Fortunately, Son of Zorn gets most of its laughs out of those apathetic glances and opinions from every live action cast member surrounding Zorn and his brightly colored friends. Although some backstory would have been welcome regarding the existence of Zephyria and its relation to our world, the decision to have everyone around Zorn as flippant and uncaring of his existence as any other person you sit next to on a plane was a winning one. Increasing mileage is drawn from his attire (I laughed, maybe the most in the pilot, from one silent scene in a laundry mat) to his various action figure-like battle accessories, which receive as much shock and ire in a quiet Vegan restaurant as any normal person would get when brandishing a bracelet dagger.
It’s in the minute-to-minute dialogue that Son of Zorn is lacking, choosing to rely on lazy, expected pop culture humor and failing to score the weirdness of its set-up with appreciably gonzo laughs. There’s moments of vertiginous silliness when Zorn – an animated, six-foot-five barbarian in a fur diaper – references Speed, or places his castle on Zephyria’s alternative to Airbnb, but they don’t prop up the dead spots that the pilot is filled with.
Humor is mostly of the machismo kind, sprouting from Zorn to Craig (because he’s an online professor), Edie, and Linda, but the lines lack the acerbic wit and outlandishness of Lord and Miller’s own work. As creators of this world, Agnew and Jorne have the wacky vision and just enough deftness needed to make Zorn believable in the first place, but they lack madcap spark. They’ve built the house – there’s just nothing particularly interesting inside of it yet.

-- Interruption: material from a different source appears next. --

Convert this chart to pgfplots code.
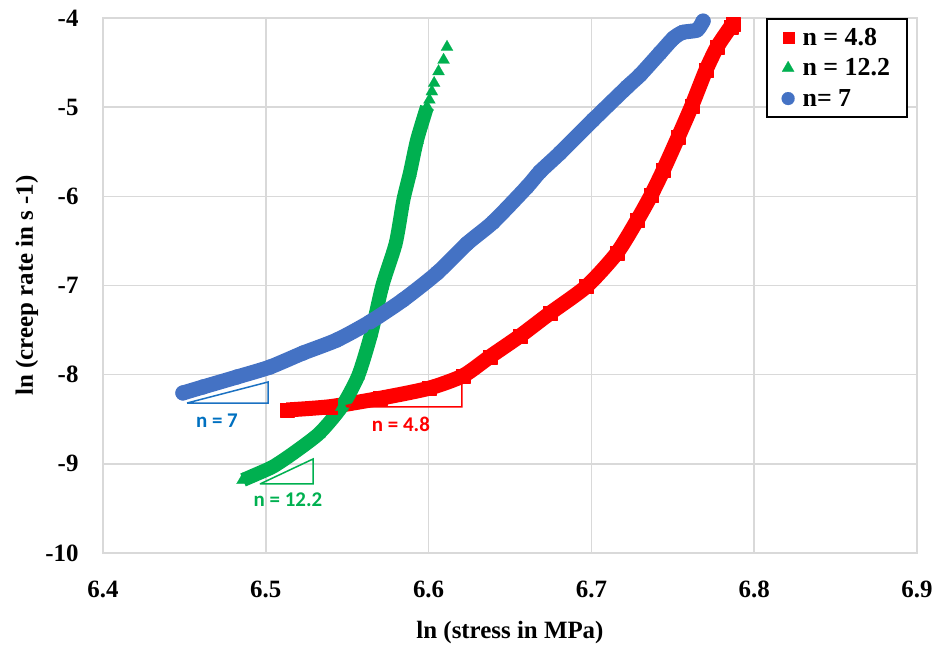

Yet is the key word. One episode was made available to review, so the chance for Son of Zorn to eke out for itself a sturdy place in the fall TV season is definitely possible. There’s no weak player among any of the cast, real or animated, although Hines and Meadows aren’t doing anything particularly surprising that we haven’t seen before from them, or other sitcoms with similar characters. Sudeikis’s voice, which strides the line between intimidating baritone and goofy idiot, is essentially perfect for the role, and even in an animated/live-action relationship, he has nice chemistry with Pemberton, who ends Son of Zorn‘s pilot on what might be its most promising, WTF moment.
It’s just too bad the rest of the opening episode wasn’t filled with such assuredness. There are glimpses of scenes and traces of dialogue that hint at something cunning and clever coming, but Son of Zorn has too many battle axes and hidden daggers in its hands to be able to handle the swift, subtle touches that premises so out-there crazy need to be executed properly. The show could turn into something surprising and special down the line – it at least has a good set-up and hints of mythology to build on – but the hard truth is that its animated deadbeat dad premise feels long in the tooth after just 22 minutes, much less the 13 episodes coming over the course of season 1.
Crackling producer duo Phil Lord and Chris Miller's golden touch is nowhere to be seen in Son of Zorn, which crafts a well-realized world, but doesn't have anything interesting, surprising, or even all that funny to say.